In 2008 there were 289 live births to Swiss citizens and 137 births to non-Swiss citizens, and in same time span there were 374 deaths of Swiss citizens and 29 non-Swiss citizen deaths. Ignoring immigration and emigration, the population of Swiss citizens decreased by 85 while the foreign population increased by 108. There were 51 Swiss men and 20 Swiss women who immigrated back to Switzerland. At the same time, there were 157 non-Swiss men and 94 non-Swiss women who immigrated from another country to Switzerland. The total Swiss population change in 2008 (from all sources, including moves across municipal borders) was an increase of 9 and the non-Swiss population increased by 180 people. This represents a population growth rate of 0.4%.

As of 2000, there were 18,418 people who were single and never married in the district. There were 22,576 married individuals, 2,718 widows or widowers and 2,607 individuals who are divorced.

There were 5,997 households that consist of only one person and 1,264 households with five or more people. Out of a total of 19,578 households that answered this question, 30.6% were households made up of just one person and 123 were adults who lived with their parents. Of the rest of the households, there are 5,859 married couples without children, 6,107 married couples with children There were 990 single parents with a child or children. There were 233 households that were made up unrelated people and 269 households that were made some sort of institution or another collective housing.

The historical population is given in the following chart:

==Politics==
In the 2007 federal election the most popular party was the SVP which received 25.86% of the vote. The next three most popular parties were the SP (23.31%), the FDP (19.91%) and the CVP (18.69%). In the federal election, a total of 14,587 votes were cast, and the voter turnout was 46.9%.

==Religion==
From the 2000 census, 16,396 or 35.4% were Roman Catholic, while 16,391 or 35.4% belonged to the Swiss Reformed Church. Of the rest of the population, there were 915 members of an Orthodox church (or about 1.98% of the population), there were 214 individuals (or about 0.46% of the population) who belonged to the Christian Catholic Church, and there were 820 individuals (or about 1.77% of the population) who belonged to another Christian church. There were 15 individuals (or about 0.03% of the population) who were Jewish, and 3,218 (or about 6.95% of the population) who were Islamic. There were 128 individuals who were Buddhist, 345 individuals who were Hindu and 43 individuals who belonged to another church. 6,536 (or about 14.11% of the population) belonged to no church, are agnostic or atheist, and 1,298 individuals (or about 2.80% of the population) did not answer the question.

==Education==

In Wasseramt about 17,947 or (38.7%) of the population have completed non-mandatory upper secondary education, and 4,800 or (10.4%) have completed additional higher education (either University or a Fachhochschule). Of the 4,800 who completed tertiary schooling, 70.8% were Swiss men, 19.1% were Swiss women, 7.1% were non-Swiss men and 3.0% were non-Swiss women.

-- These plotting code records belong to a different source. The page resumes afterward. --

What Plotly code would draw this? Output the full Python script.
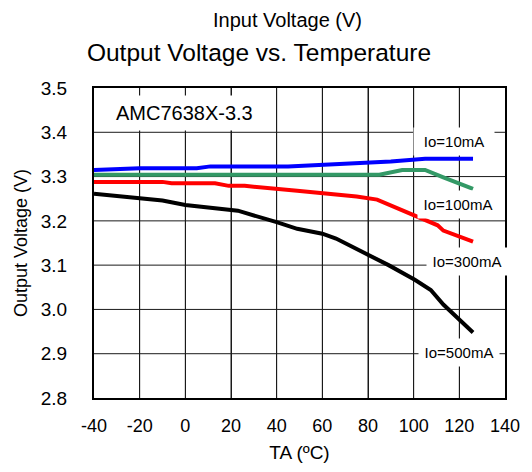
import plotly.graph_objects as go

temp_10 = [-40, -20, 5, 11, 45, 60, 80, 90, 105, 126]
vout_10 = [3.315, 3.319, 3.319, 3.323, 3.323, 3.326, 3.330, 3.334, 3.340, 3.340]

temp_100 = [-40, 0, 40, 85, 95, 105, 113, 126]
vout_100 = [3.304, 3.304, 3.304, 3.304, 3.315, 3.315, 3.298, 3.272]

temp_300 = [-40, -10, -6, 13, 19, 26, 49, 75, 84, 101, 110.5, 113, 126]
vout_300 = [3.288, 3.288, 3.285, 3.285, 3.279, 3.279, 3.268, 3.255, 3.248, 3.212, 3.190, 3.178, 3.153]

temp_500 = [-40, -10, 0, 23, 40, 49, 60, 66, 89, 100.5, 107.5, 113, 126]
vout_500 = [3.261, 3.246, 3.236, 3.223, 3.197, 3.182, 3.171, 3.160, 3.100, 3.067, 3.044, 3.011, 2.948]

series_names = ["Io=10mA", "Io=100mA", "Io=300mA", "Io=500mA"]
series_colors = ["#0000ff", "#339966", "#ff0000", "#000000"]
series_x = [temp_10, temp_100, temp_300, temp_500]
series_y = [vout_10, vout_100, vout_300, vout_500]

label_x = [117.8, 119.4, 123.4, 119.9]
label_y = [3.380, 3.236, 3.108, 2.903]

x_ticks = [-40, -20, 0, 20, 40, 60, 80, 100, 120, 140]
y_ticks = [2.8, 2.9, 3.0, 3.1, 3.2, 3.3, 3.4, 3.5]

FONT = "Liberation Sans, Arial, sans-serif"
BLACK = "#000000"

W, H = 524, 464
L, R, T, B = 83, 24, 80, 71
PW, PH = W - L - R, H - T - B

fig = go.Figure()
for name, x, y, c in zip(series_names, series_x, series_y, series_colors):
    fig.add_trace(go.Scatter(x=x, y=y, mode="lines", name=name,
                             line=dict(color=c, width=4), showlegend=False))

shapes = []
for v in x_ticks[1:-1]:
    shapes.append(dict(type="line", xref="x", yref="y", x0=v, x1=v,
                       y0=y_ticks[0], y1=y_ticks[-1],
                       line=dict(color="#1a1a1a", width=1), layer="below"))
for v in y_ticks[1:-1]:
    shapes.append(dict(type="line", xref="x", yref="y", x0=x_ticks[0], x1=x_ticks[-1],
                       y0=v, y1=v,
                       line=dict(color="#1a1a1a", width=1), layer="below"))

annotations = [
    dict(text="AMC7638X-3.3", x=-0.35, y=3.443, xref="x", yref="y", showarrow=False,
         font=dict(size=20, color=BLACK, family=FONT), bgcolor="white", borderpad=6),
    dict(text="Input Voltage (V)", x=(279.5 - L) / PW, y=1 + (T - 11) / PH,
         xref="paper", yref="paper", xanchor="center", yanchor="middle", showarrow=False,
         font=dict(size=20, color=BLACK, family=FONT)),
]
for t, lx, ly in zip(series_names, label_x, label_y):
    annotations.append(dict(text=t, x=lx, y=ly, xref="x", yref="y", showarrow=False,
                            font=dict(size=15, color=BLACK, family=FONT), bgcolor="white",
                            width=70, borderpad=5))

fig.update_layout(
    width=W, height=H,
    margin=dict(l=L, r=R, t=T, b=B),
    paper_bgcolor="white", plot_bgcolor="white",
    title=dict(text="Output Voltage vs. Temperature", x=251 / W, xanchor="center",
               y=1 - 44 / H, yanchor="middle",
               font=dict(size=24.5, color=BLACK, family=FONT)),
    font=dict(family=FONT, color=BLACK),
    annotations=annotations,
    shapes=shapes,
    xaxis=dict(range=[-40, 140], tickvals=x_ticks, ticktext=[str(v) for v in x_ticks],
               showgrid=True, gridcolor="#1a1a1a", gridwidth=1, zeroline=False,
               showline=True, linecolor=BLACK, linewidth=2, mirror=True,
               ticks="", tickfont=dict(size=18, family=FONT, color=BLACK),
               ticklabelstandoff=10,
               title=dict(text="TA (ºC)", font=dict(size=19, family=FONT, color=BLACK), standoff=11)),
    yaxis=dict(range=[2.8, 3.5], tickvals=y_ticks, ticktext=[f"{v:.1f}" for v in y_ticks],
               showgrid=False, zeroline=False,
               showline=True, linecolor=BLACK, linewidth=2, mirror=True,
               ticks="", tickfont=dict(size=19, family=FONT, color=BLACK),
               ticklabelstandoff=21,
               title=dict(text="Output Voltage (V)", font=dict(size=18, family=FONT, color=BLACK), standoff=8)),
)

fig.write_html("out.html")
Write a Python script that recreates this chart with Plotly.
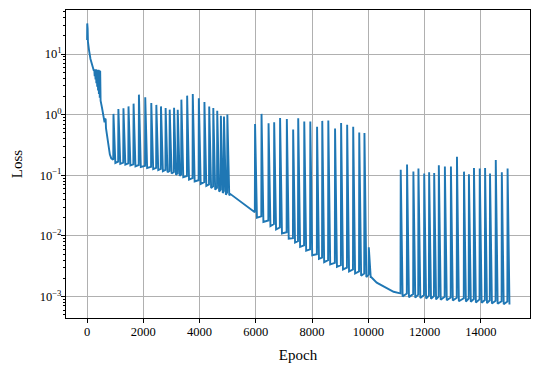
import plotly.graph_objects as go

# Data
# warm-up part before the periodic spikes
head_epoch = [0, 5, 12, 20, 30, 45, 70, 120, 180, 240, 255, 270, 285, 300, 315, 330, 345, 360,
              375, 390, 405, 420, 435, 450, 465, 480, 530, 580, 620, 635, 660, 672, 700, 715,
              760, 810, 860, 900]
head_loss = [17, 32, 19, 26, 16, 13.5, 11.5, 8.3, 6.5, 5.3, 5.6, 4.3, 5.6, 3.8, 5.6, 3.3, 5.5, 2.9,
             5.5, 2.5, 5.5, 2.2, 5.4, 1.9, 5.3, 1.7, 1.3, 0.95, 0.75, 0.85, 0.84, 0.6, 0.5, 0.42,
             0.30, 0.22, 0.19, 0.185]

# first block of spikes (epochs ~900-5000)
a_epoch = [930, 1105, 1285, 1465, 1645, 1835, 2060, 2275, 2455, 2620, 2785, 2930, 3085, 3215,
           3345, 3550, 3750, 3965, 4165, 4335, 4480, 4620, 4750, 4860, 4980]
a_peak = [1.03, 1.24, 1.27, 1.37, 1.52, 2.14, 1.93, 1.56, 1.45, 1.37, 1.29, 1.21, 1.30, 1.20,
          1.77, 2.06, 2.20, 1.86, 1.62, 1.36, 1.29, 1.16, 0.96, 0.93, 1.01]
a_floor = [0.180, 0.168, 0.162, 0.157, 0.152, 0.148, 0.143, 0.138, 0.133, 0.128, 0.123, 0.118,
           0.113, 0.108, 0.104, 0.097, 0.090, 0.083, 0.077, 0.071, 0.066, 0.062, 0.058, 0.055,
           0.052]
a_dip = [0.160, 0.155, 0.150, 0.146, 0.141, 0.137, 0.132, 0.127, 0.122, 0.117, 0.112, 0.107,
         0.102, 0.098, 0.093, 0.085, 0.079, 0.072, 0.067, 0.062, 0.058, 0.054, 0.051, 0.048,
         0.047]

# smooth stretch between the first and second block
mid_epoch = [5100, 5300, 5500, 5700, 5900]
mid_loss = [0.049, 0.042, 0.036, 0.031, 0.026]

# second block of spikes (epochs ~6000-10000)
b_epoch = [5965, 6195, 6445, 6645, 6855, 7095, 7320, 7500, 7715, 7930, 8170, 8355, 8570, 8810,
           9025, 9240, 9455, 9670, 9855, 10010]
b_peak = [0.70, 1.03, 0.72, 0.75, 0.88, 0.85, 0.57, 0.87, 0.77, 0.77, 0.63, 0.79, 0.80, 0.59,
          0.73, 0.68, 0.63, 0.51, 0.50, 0.0065]
b_floor = [0.0245, 0.0210, 0.0180, 0.0157, 0.0138, 0.0115, 0.0092, 0.0082, 0.0070, 0.0060,
           0.0050, 0.0044, 0.0040, 0.0036, 0.0033, 0.0030, 0.0028, 0.0026, 0.0024, 0.0023]
b_dip = [0.0200, 0.0170, 0.0145, 0.0128, 0.0110, 0.0090, 0.0078, 0.0066, 0.0057, 0.0048,
         0.0042, 0.0037, 0.0034, 0.0031, 0.0028, 0.0026, 0.0024, 0.0022, 0.0021, 0.0021]

# smooth stretch after epoch 10000
tail_epoch = [10100, 10300, 10500, 10700, 10900, 11100]
tail_loss = [0.0021, 0.0017, 0.0015, 0.00133, 0.0012, 0.00114]

# third block of spikes (epochs ~11000-15000)
c_epoch = [11145, 11370, 11595, 11775, 11980, 12155, 12335, 12500, 12715, 12930, 13145, 13395,
           13570, 13750, 13955, 14145, 14320, 14525, 14740, 14945]
c_peak = [0.124, 0.151, 0.116, 0.130, 0.107, 0.112, 0.109, 0.146, 0.140, 0.140, 0.203, 0.115,
          0.104, 0.132, 0.130, 0.132, 0.107, 0.179, 0.112, 0.130]
c_floor = [0.00113, 0.00112, 0.00110, 0.00108, 0.00106, 0.00104, 0.00102, 0.00100, 0.00099,
           0.00097, 0.00096, 0.00094, 0.00093, 0.00091, 0.00090, 0.00088, 0.00087, 0.00085,
           0.00084, 0.00083]
c_dip = [0.00100, 0.00098, 0.00096, 0.00095, 0.00093, 0.00092, 0.00090, 0.00089, 0.00087,
         0.00086, 0.00084, 0.00083, 0.00082, 0.00080, 0.00079, 0.00078, 0.00077, 0.00076,
         0.00075, 0.00074]


def spikes(epochs, peaks, floors, dips):
    # each spike: level before it, the peak, and where the decay lands
    xs, ys = [], []
    for e, p, f, d in zip(epochs, peaks, floors, dips):
        xs += [e, e + 8, e + 75]
        ys += [f, p, d]
    return xs, ys


ax, ay = spikes(a_epoch, a_peak, a_floor, a_dip)
bx, by = spikes(b_epoch, b_peak, b_floor, b_dip)
cx, cy = spikes(c_epoch, c_peak, c_floor, c_dip)

epoch = head_epoch + ax + mid_epoch + bx + tail_epoch + cx
loss = head_loss + ay + mid_loss + by + tail_loss + cy

font = "Liberation Serif, Times New Roman, serif"

fig = go.Figure()
fig.add_trace(go.Scatter(x=epoch, y=loss, mode="lines",
                         line=dict(color="#1f77b4", width=1.9), showlegend=False))

minor_vals = [m * 10 ** k for k in range(-4, 2) for m in range(2, 10)]

fig.update_xaxes(
    range=[-750, 15750],
    tickvals=[0, 2000, 4000, 6000, 8000, 10000, 12000, 14000],
    ticktext=["0", "2000", "4000", "6000", "8000", "10000", "12000", "14000"],
    ticks="outside", ticklen=4, tickcolor="black", ticklabelstandoff=-2,
    showline=True, mirror=True, linecolor="black", linewidth=1,
    showgrid=True, gridcolor="#b0b0b0", gridwidth=1, zeroline=False,
    automargin=False,
    title=dict(text="Epoch", standoff=11),
)
fig.update_yaxes(
    type="log",
    range=[-3.353, 1.726],
    tickvals=[1e-3, 1e-2, 1e-1, 1, 10],
    ticktext=["10<sup>\u22123</sup>", "10<sup>\u22122</sup>", "10<sup>\u22121</sup>",
              "10<sup>0</sup>", "10<sup>1</sup>"],
    ticks="outside", ticklen=4, tickcolor="black", ticklabelstandoff=-3,
    minor=dict(tickvals=minor_vals, ticks="outside", ticklen=2, tickcolor="black",
               showgrid=False),
    showline=True, mirror=True, linecolor="black", linewidth=1,
    showgrid=True, gridcolor="#b0b0b0", gridwidth=1, zeroline=False,
    automargin=False,
    title=dict(text="Loss", standoff=13),
)
# the page body adds an 8px offset, so the figure is a bit smaller than the window
fig.update_layout(
    width=532, height=363, autosize=False,
    margin=dict(l=58, r=10, t=2, b=53),
    paper_bgcolor="white", plot_bgcolor="white",
    font=dict(family=font, size=12.5, color="black"),
)

fig.write_html("out.html")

During the 2010–2011 school year there were a total of 736 students in the Wasseramt district school system. The education system in the Canton of Solothurn allows young children to attend two years of non-obligatory Kindergarten. During that school year, there were no children in kindergarten. The canton's school system requires students to attend six years of primary school, with some of the children attending smaller, specialized classes. In the district there were no students in primary school and 18 students in the special, smaller classes. The secondary school program consists of three lower, obligatory years of schooling, followed by three to five years of optional, advanced schools. 718 lower secondary students attend school within the Wasseramt school district.